Cal Newport makes a similar argument in Digital Minimalism (which we’ve talked about before here). Newport defines his titular term as:
A philosophy of technology use in which you focus your online time on a small number of carefully selected and optimized activities that strongly support things you value, and then happily miss out on everything else.6
Newport and Jacobs are approaching this question from different directions. Still, implicit in both arguments is that individuals need to change their behavior for the conditions created by Technopoly to fall by the wayside.
This post is interesting to write in that it feels as lopsided as the situation it’s describing. For decades we have been getting ever more precise in our critiques of the technologized society. We have even had different and varying responses along the way that have pointed the way out.

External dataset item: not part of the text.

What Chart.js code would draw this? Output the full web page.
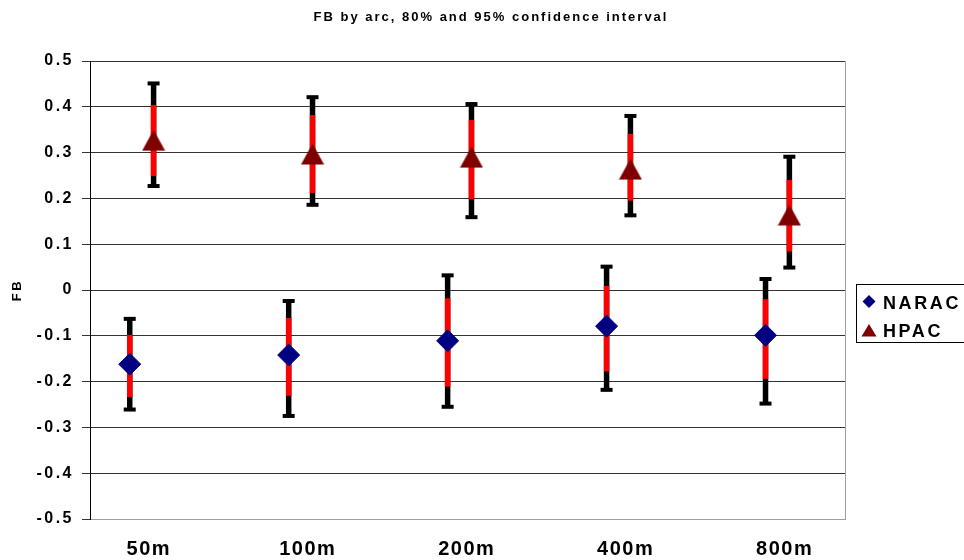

Yet, we have failed, as a society and as individuals, to act.
Why?
Just like our embrace of new technologies involves losing elements of technology being replaced, if we choose to specialize in our toolset and be much more intentional about how we use what we have, we are giving something up.
Perhaps it’s the feeling of connection, however flimsy, of being everywhere all the time?
Perhaps it’s the perceived inconvenience of making a shift to a less “totally encompassing” piece of technology?
Perhaps it’s simply time to stop and reflect on how we use our tools and what we want to accomplish in the world?
I would encourage you: take the time to consider these questions.
Consider how big of a problem (or not) do you think the way we currently approach technology is for our society.
Consider what you are willing to trade in exchange for a more beneficial relationship with your tools.